Karen Kiest Landscape Architects

Specialty: Urban design and planning
Management: Karen Kiest, principal
Year founded: 2002
Headquarters: Seattle
Current projects: Sound Transit Link light rail site restoration; John C. Little Sr. Park, Seattle; Lincoln High School, Tacoma

Image courtesy of Karen Kiest Landscape Architects
Karen Kiest Landscape Architects is working on schematic designs for Junction Plaza Park, which will be located in West Seattle.

Karen Kiest is seeing some long-term projects come to fruition, such as Sound Transit’s Link light rail which she’s been working on since 1997. Although completion won’t happen until 2009, it’s exciting for Kiest that it’s finally being done.

“It’s fantastic! You always want to be able to tell your mom you built something,” she said.

Her company is overseeing site restoration for six miles of alignment on the light-rail segments that go from Boeing Access Road to Sea-Tac Airport.

It is also working on two long-term transit center projects in Everett and Burien.

According to Kiest, landscaping in Seattle will see some big changes this year due to the Seattle Green Factor code changes. The changes affect future commercial projects and promote green space. They went into effect in January and Kiest is already working on three projects centered on them.

“People have been contacting us saying ‘do you know how to do this?’” Kiest said.
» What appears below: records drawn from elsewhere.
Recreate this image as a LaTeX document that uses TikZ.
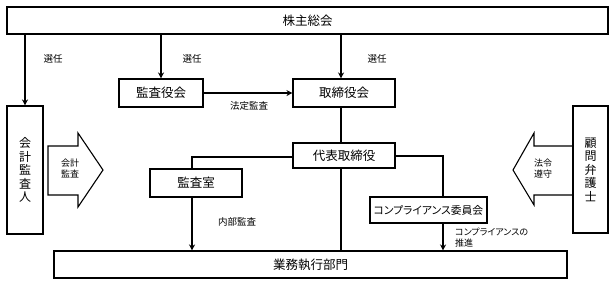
\documentclass[tikz,border=0pt]{standalone}
\usepackage{fontspec}
\setmainfont{Noto Sans CJK JP}
\newfontfamily\jpprop[RawFeature=+palt]{Noto Sans CJK JP}
\usetikzlibrary{arrows.meta,calc}
\begin{document}
\begin{tikzpicture}[x=1pt,y=-1pt,
  box/.style={draw,line width=1.1pt,inner sep=0pt,font=\fontsize{12.5}{14}\selectfont},
  vbox/.style={draw,line width=1.1pt,inner sep=0pt,align=center,font=\fontsize{12}{13.5}\selectfont},
  lbl/.style={inner sep=0pt,font=\fontsize{9.5}{11}\selectfont},
  conn/.style={line width=1.1pt},
  arr/.style={line width=1.1pt,-{Stealth[length=6pt,width=6pt]}},
  blockarrow/.style={draw,line width=1.1pt,line join=miter}]
\useasboundingbox (0,0) rectangle (615,285);
\node[box,minimum width=601pt,minimum height=27pt] (share) at (307.5,20.5) {株主総会};
\node[vbox,minimum width=36pt,minimum height=128pt] (auditor) at (25,170) {会\\計\\監\\査\\人};
\node[vbox,minimum width=35pt,minimum height=127pt] (lawyer) at (590.5,169.5) {顧\\問\\弁\\護\\士};
\node[box,minimum width=84pt,minimum height=28pt] (kansayaku) at (161,93) {監査役会};
\node[box,minimum width=102pt,minimum height=28pt] (board) at (344,93) {取締役会};
\node[box,minimum width=102pt,minimum height=25pt] (ceo) at (344,155.5) {代表取締役};
\node[box,minimum width=92pt,minimum height=28pt] (office) at (196,183) {監査室};
\node[box,minimum width=117pt,minimum height=26pt,font=\jpprop\fontsize{10.8}{13}\selectfont] (comp) at (428.5,210) {コンプライアンス委員会};
\node[box,minimum width=513pt,minimum height=27pt] (exec) at (310.5,264.5) {業務執行部門};
% column coordinates
\coordinate (cB) at (341,0);
\coordinate (cO) at (192,0);
\coordinate (cC) at (443,0);
% connectors
\draw[arr] (share.south -| auditor.north) -- (auditor.north);
\draw[arr] (share.south -| kansayaku.north) -- (kansayaku.north);
\draw[arr] (share.south -| cB) -- (board.north -| cB);
\draw[arr] (kansayaku.east) -- (board.west);
\draw[conn] (board.south -| cB) -- (ceo.north -| cB);
\draw[conn] ($(ceo.west)+(0,1.5)$) -| (office.north -| cO);
\draw[arr] (office.south -| cO) -- (exec.north -| cO);
\draw[conn] (ceo.south -| cB) -- (exec.north -| cB);
\draw[conn] ($(ceo.east)+(0,0.5)$) -| (comp.north -| cC);
\draw[arr] (comp.south -| cC) -- (exec.north -| cC);
% block arrows
\draw[blockarrow] (48,146) -- (78,146) -- (78,133) -- (103,170) -- (78,207) -- (78,195) -- (48,195) -- cycle;
\draw[blockarrow] (lawyer.west |- 0,146) -- (534,146) -- (534,133) -- (513,170) -- (534,205) -- (534,195) -- (lawyer.west |- 0,195);
% labels
\node[lbl] (l1) at (53,59) {選任};
\node[lbl] (l2) at (192,59) {選任};
\node[lbl] (l3) at (377,59) {選任};
\node[lbl] (l4) at (249,106) {法定監査};
\node[lbl] (l5) at (237,222) {内部監査};
\node[lbl,anchor=west,align=left,font=\jpprop\fontsize{9}{11.5}\selectfont] (l6) at (455,237.5) {コンプライアンスの\\推進};
\node[lbl,align=center,font=\fontsize{9}{10.5}\selectfont] (l7) at (70,168.5) {会計\\監査};
\node[lbl,align=center,font=\fontsize{9}{10.5}\selectfont] (l8) at (543,168.5) {法令\\遵守};
\end{tikzpicture}
\end{document}
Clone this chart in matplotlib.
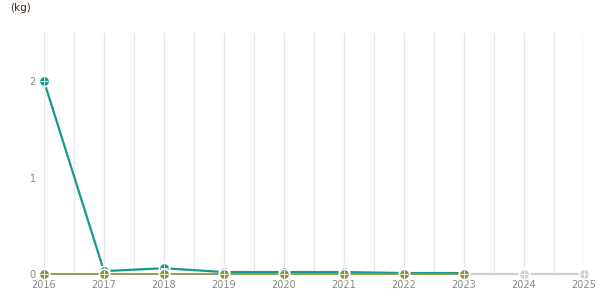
import matplotlib
matplotlib.use("Agg")
import matplotlib.pyplot as plt
import numpy as np

years = [2016, 2017, 2018, 2019, 2020, 2021, 2022, 2023, 2024, 2025]
teal_years = [2016, 2017, 2018, 2019, 2020, 2021, 2022, 2023]
teal_vals = [2.0, 0.03, 0.06, 0.02, 0.02, 0.02, 0.01, 0.01]
olive_years = [2016, 2017, 2018, 2019, 2020, 2021, 2022, 2023]
olive_vals = [0, 0, 0, 0, 0, 0, 0, 0]
gray_years = [2023, 2024, 2025]
gray_vals = [0, 0, 0]
yticks = [0, 1, 2]

W, H = 615, 305
fig = plt.figure(figsize=(W/100, H/100), dpi=100)
ax = fig.add_axes([44/W, 31/H, 540/W, 241/H])
ax.set_xlim(2016, 2025)
ax.set_ylim(0, 2.5)
for s in ax.spines.values():
    s.set_visible(False)

for gx in np.arange(2016, 2025.01, 0.5):
    ax.axvline(gx, color="#e8e8e8", lw=1, zorder=0)

teal = "#13998f"
olive = "#8a963f"
gray = "#cfcfcf"

ms = 7.5
def series(xs, ys, c, lw, z):
    ax.plot(xs, ys, color=c, lw=lw, zorder=z, solid_capstyle="butt", clip_on=False)
    ax.plot(xs, ys, 'o', color=c, ms=ms, mec="white", mew=1.2, zorder=z+0.5, clip_on=False)
    ax.plot(xs, ys, '+', color="white", ms=ms*0.75, mew=0.6, zorder=z+0.6, clip_on=False)

series(gray_years, gray_vals, gray, 1.6, 2)
series(teal_years, teal_vals, teal, 1.6, 3)
series(olive_years, olive_vals, olive, 1.3, 4)

ax.set_xticks(years)
ax.set_xticklabels([str(y) for y in years])
ax.set_yticks(yticks)
ax.set_yticklabels([str(v) for v in yticks])
ax.tick_params(axis="both", length=0, labelsize=7, labelcolor="#888888")
ax.tick_params(axis="x", pad=4)
ax.tick_params(axis="y", pad=6)

fig.text(10/W, 1 - 8/H, "(kg)", fontsize=7.5, color="#3a2a10", va="center", ha="left")

fig.savefig("out.png", dpi=100)
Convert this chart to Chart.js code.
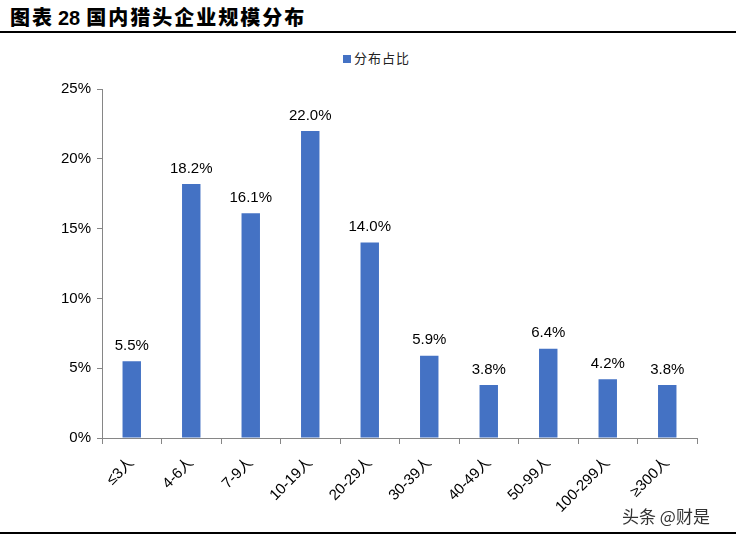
<!DOCTYPE html>
<html>
<head>
<meta charset="utf-8">
<script src="https://cdn.jsdelivr.net/npm/chart.js@4/dist/chart.umd.min.js"></script>
<style>
  html, body { margin: 0; padding: 0; background: #fff; }
  body { width: 736px; height: 538px; position: relative; overflow: hidden; font-family: "Noto Sans CJK SC", sans-serif; }
  #title { position: absolute; left: 10px; top: 2px; font-size: 20px; font-weight: 900; color: #000; letter-spacing: 2px; }
  #title .num { font-family: "Liberation Sans", Arial, sans-serif; font-weight: 700; margin: 0 6px 0 4px; letter-spacing: 0; }
  #topline { position: absolute; left: 0; right: 0; top: 31px; border-top: 2px solid #000; }
  #bottomline { position: absolute; left: 0; right: 0; top: 532px; border-top: 2px solid #000; }
  #legend { position: absolute; left: 343px; top: 48px; font-size: 13px; color: #222; letter-spacing: 1px; }
  #legend span.box { display: inline-block; width: 8px; height: 8px; background: #4472C4; margin-right: 3px; }
  #wrap { position: absolute; left: 0; top: 34px; width: 736px; height: 496px; }
  #mark { position: absolute; left: 622px; top: 503px; font-size: 17px; color: #333; }
</style>
</head>
<body>
<div id="title">图表<span class="num">28</span>国内猎头企业规模分布</div>
<div id="topline"></div>
<div id="legend"><span class="box"></span>分布占比</div>
<div id="wrap"><canvas id="chart"></canvas></div>
<div id="mark">头条 @财是</div>
<div id="bottomline"></div>
<script>
// categories and values
const categories = ['≤3人', '4-6人', '7-9人', '10-19人', '20-29人', '30-39人', '40-49人', '50-99人', '100-299人', '≥300人'];
const shares = [5.5, 18.2, 16.1, 22.0, 14.0, 5.9, 3.8, 6.4, 4.2, 3.8];
const yTicks = [0, 5, 10, 15, 20, 25];

// draw value labels above each bar
const valueLabels = {
    id: 'valueLabels',
    afterDatasetsDraw(chart) {
        const ctx = chart.ctx;
        const meta = chart.getDatasetMeta(0);
        ctx.save();
        ctx.font = '15px "Liberation Sans", Arial, sans-serif';
        ctx.fillStyle = '#000';
        ctx.textAlign = 'center';
        ctx.textBaseline = 'bottom';
        meta.data.forEach(function (bar, i) {
            ctx.fillText(shares[i].toFixed(1) + '%', bar.x, bar.y - 8);
        });
        ctx.restore();
    }
};

const ctx = document.getElementById('chart').getContext('2d');
new Chart(ctx, {
    type: 'bar',
    data: {
        labels: categories,
        datasets: [{
            label: '分布占比',
            data: shares,
            backgroundColor: '#4472C4',
            categoryPercentage: 1,
            barPercentage: 0.31
        }]
    },
    options: {
        responsive: true,
        maintainAspectRatio: false,
        animation: false,
        layout: { padding: { top: 55, right: 39, left: 0, bottom: 0 } },
        plugins: {
            legend: { display: false },
            tooltip: { enabled: false }
        },
        scales: {
            x: {
                grid: { display: true, drawOnChartArea: false, drawTicks: true, tickLength: 6, color: '#868686', offset: true },
                border: { color: '#868686', width: 1 },
                ticks: {
                    color: '#000',
                    font: { family: '"Liberation Sans", Arial, "Noto Sans CJK SC", sans-serif', size: 15 },
                    minRotation: 45,
                    maxRotation: 45,
                    padding: 10
                },
                afterFit(scale) { scale.height = 92; }
            },
            y: {
                min: 0,
                max: 25,
                afterBuildTicks(scale) { scale.ticks = yTicks.map(v => ({ value: v })); },
                grid: { display: true, drawOnChartArea: false, drawTicks: true, tickLength: 5, color: '#868686' },
                border: { color: '#868686', width: 1 },
                ticks: {
                    color: '#000',
                    font: { family: '"Liberation Sans", Arial, sans-serif', size: 15 },
                    padding: 6,
                    callback: v => v + '%'
                },
                afterFit(scale) { scale.width = 102; }
            }
        }
    },
    plugins: [valueLabels]
});
</script>
</body>
</html>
The code changes will show up this year in many more commercial projects with landscaped yards, vine-covered walls, high street-side plantings and street projects with higher and denser plantings, she said.

“Its very experimental,” she said. “Figuring out what’s the best formula to employ the Green Factor gives us (landscape architects) a bigger factor.”

Kiest hopes it will also promote the incorporation of landscape architects from an earlier stage to better streamline green spaces.

She said she thinks the Green Factor had led people to begin understanding the value of landscape in the environment, which will result in a greener environment.

“Seattle is getting more interesting all the time,” she said.